### Stated goal
Starting at the first line of the listing below, repeat each line exactly until the line containing "406, 142, 0]", which you include. Leave out pictures.

** Begin Material provided **

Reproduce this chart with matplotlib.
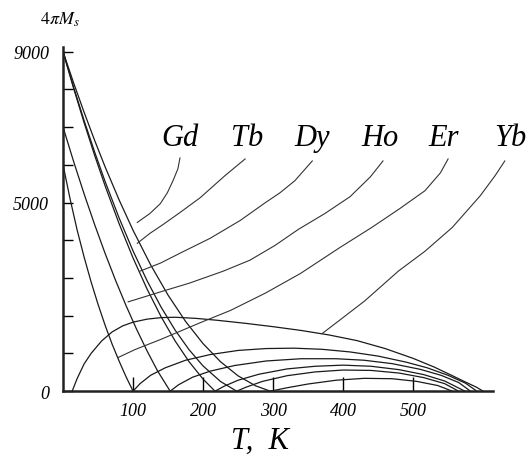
import matplotlib
matplotlib.use("Agg")
import matplotlib.pyplot as plt

# temperature T (K) and 4*pi*Ms (G)
# falling branches (below the compensation point)
er_dec_t = [0, 10, 20, 30, 40, 50, 60, 70, 80, 90, 100]
er_dec_m = [6000, 5100, 4280, 3560, 2900, 2300, 1750, 1250, 800, 380, 0]
ho_dec_t = [0, 15, 30, 45, 60, 75, 90, 105, 120, 135, 153]
ho_dec_m = [7000, 6094, 5234, 4422, 3656, 2938, 2267, 1643, 1066, 536, 0]
dy_dec_t = [0, 15, 30, 45, 60, 80, 100, 120, 140, 160, 180, 200, 217]
dy_dec_m = [9000, 8035, 7122, 6259, 5447, 4443, 3530, 2707, 1975, 1333, 781, 320, 0]
tb_dec_t = [0, 15, 30, 45, 60, 80, 100, 120, 140, 160, 180, 200, 225, 248]
tb_dec_m = [9000, 8065, 7180, 6346, 5562, 4595, 3717, 2928, 2229, 1620, 1099, 668, 255, 0]
gd_dec_t = [0, 15, 30, 45, 60, 80, 100, 125, 150, 175, 200, 225, 250, 275, 296]
gd_dec_m = [9000, 8179, 7398, 6655, 5951, 5074, 4265, 3352, 2546, 1849, 1260, 779, 406, 142, 0]

# rising branches (above the compensation point)
yb_t = [13, 20, 30, 40, 55, 70, 85, 100, 120, 140, 160, 190, 220, 260, 300, 340,
        380, 420, 460, 500, 530, 555, 575, 590, 600]
yb_m = [0, 330, 720, 1000, 1330, 1570, 1730, 1830, 1910, 1950, 1960, 1930, 1880,
        1800, 1710, 1610, 1490, 1340, 1130, 870, 640, 420, 240, 110, 0]
er_t = [100, 110, 125, 146, 175, 210, 250, 290, 330, 370, 410, 450, 490, 520, 550, 575, 591]
er_m = [0, 200, 420, 620, 820, 970, 1080, 1130, 1140, 1110, 1040, 930, 770, 620, 420, 210, 0]
ho_t = [153, 165, 185, 210, 245, 290, 340, 390, 430, 470, 510, 540, 565, 582]
ho_m = [0, 170, 370, 530, 680, 800, 860, 860, 820, 730, 580, 420, 230, 0]
dy_t = [217, 230, 250, 280, 320, 360, 400, 440, 480, 515, 545, 574]
dy_m = [0, 130, 290, 450, 590, 660, 690, 660, 570, 440, 270, 0]
tb_t = [248, 262, 285, 320, 360, 400, 440, 480, 515, 545, 565]
tb_m = [0, 110, 260, 410, 510, 560, 550, 480, 360, 200, 0]
gd_t = [296, 320, 350, 390, 430, 470, 505, 535, 556]
gd_m = [0, 90, 190, 290, 340, 330, 260, 150, 0]

# labels and their leader lines
labels = ["Gd", "Tb", "Dy", "Ho", "Er", "Yb"]
label_t = [167, 263, 356, 453, 544, 639]
lead_t = [[167, 164, 157, 149, 139, 124, 106],
          [260, 231, 196, 167, 143, 124, 106],
          [356, 331, 310, 289, 253, 210, 167, 139, 110],
          [457, 439, 410, 374, 336, 303, 267, 229, 181, 139, 93],
          [550, 539, 517, 481, 441, 396, 339, 289, 239, 196, 139, 103, 79],
          [631, 617, 596, 556, 517, 479, 431, 396, 370]]
lead_m = [[6184, 5895, 5579, 5263, 4974, 4711, 4474],
          [6158, 5711, 5132, 4737, 4421, 4184, 3921],
          [6105, 5579, 5263, 5000, 4526, 4053, 3658, 3395, 3184],
          [6105, 5684, 5158, 4711, 4289, 3868, 3474, 3184, 2868, 2632, 2368],
          [6158, 5789, 5316, 4842, 4342, 3816, 3120, 2600, 2140, 1816, 1368, 1105, 895],
          [6105, 5711, 5184, 4342, 3711, 3184, 2395, 1895, 1526]]

plt.rcParams["mathtext.fontset"] = "stix"
serif = "Liberation Serif"

fig = plt.figure(figsize=(5.3, 4.56), dpi=100)
ax = fig.add_axes([0.119, 0.14, 0.811, 0.755])

for t, m in [(er_dec_t, er_dec_m), (ho_dec_t, ho_dec_m), (dy_dec_t, dy_dec_m),
             (tb_dec_t, tb_dec_m), (gd_dec_t, gd_dec_m), (yb_t, yb_m), (er_t, er_m),
             (ho_t, ho_m), (dy_t, dy_m), (tb_t, tb_m), (gd_t, gd_m)]:
    ax.plot(t, m, color="#1a1a1a", lw=0.9)

for t, m in zip(lead_t, lead_m):
    ax.plot(t, m, color="#333333", lw=0.8, clip_on=False)

for name, t in zip(labels, label_t):
    ax.text(t, 6530, name, ha="center", va="baseline", fontsize=22,
            family=serif, style="italic", clip_on=False)

ax.set_xlim(0, 614)
ax.set_ylim(0, 9130)
for s in ["top", "right"]:
    ax.spines[s].set_visible(False)
for s in ["left", "bottom"]:
    ax.spines[s].set_linewidth(1.8)
    ax.spines[s].set_color("#222222")

ax.set_xticks([100, 200, 300, 400, 500])
ax.set_xticklabels(["100", "200", "300", "400", "500"])
ax.set_yticks(range(0, 10000, 1000))
ax.set_yticklabels(["0", "", "", "", "", "5000", "", "", "", "9000"])
ax.tick_params(axis="x", direction="in", length=10, width=1, pad=8)
ax.tick_params(axis="y", direction="in", length=7, width=1, pad=10)
for lab in ax.get_xticklabels() + ax.get_yticklabels():
    lab.set_family(serif)
    lab.set_style("italic")
    lab.set_fontsize(13)

fig.text(0.075, 0.947, r"$4\pi M_s$", fontsize=13, ha="left", va="baseline")
fig.text(0.49, 0.015, "T,  K", fontsize=22, family=serif, style="italic",
         ha="center", va="baseline")

fig.savefig("out.png", dpi=100)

** End Material provided **

### Solution below
Reproduce this chart with matplotlib.
import matplotlib
matplotlib.use("Agg")
import matplotlib.pyplot as plt

# temperature T (K) and 4*pi*Ms (G)
# falling branches (below the compensation point)
er_dec_t = [0, 10, 20, 30, 40, 50, 60, 70, 80, 90, 100]
er_dec_m = [6000, 5100, 4280, 3560, 2900, 2300, 1750, 1250, 800, 380, 0]
ho_dec_t = [0, 15, 30, 45, 60, 75, 90, 105, 120, 135, 153]
ho_dec_m = [7000, 6094, 5234, 4422, 3656, 2938, 2267, 1643, 1066, 536, 0]
dy_dec_t = [0, 15, 30, 45, 60, 80, 100, 120, 140, 160, 180, 200, 217]
dy_dec_m = [9000, 8035, 7122, 6259, 5447, 4443, 3530, 2707, 1975, 1333, 781, 320, 0]
tb_dec_t = [0, 15, 30, 45, 60, 80, 100, 120, 140, 160, 180, 200, 225, 248]
tb_dec_m = [9000, 8065, 7180, 6346, 5562, 4595, 3717, 2928, 2229, 1620, 1099, 668, 255, 0]
gd_dec_t = [0, 15, 30, 45, 60, 80, 100, 125, 150, 175, 200, 225, 250, 275, 296]
gd_dec_m = [9000, 8179, 7398, 6655, 5951, 5074, 4265, 3352, 2546, 1849, 1260, 779, 406, 142, 0]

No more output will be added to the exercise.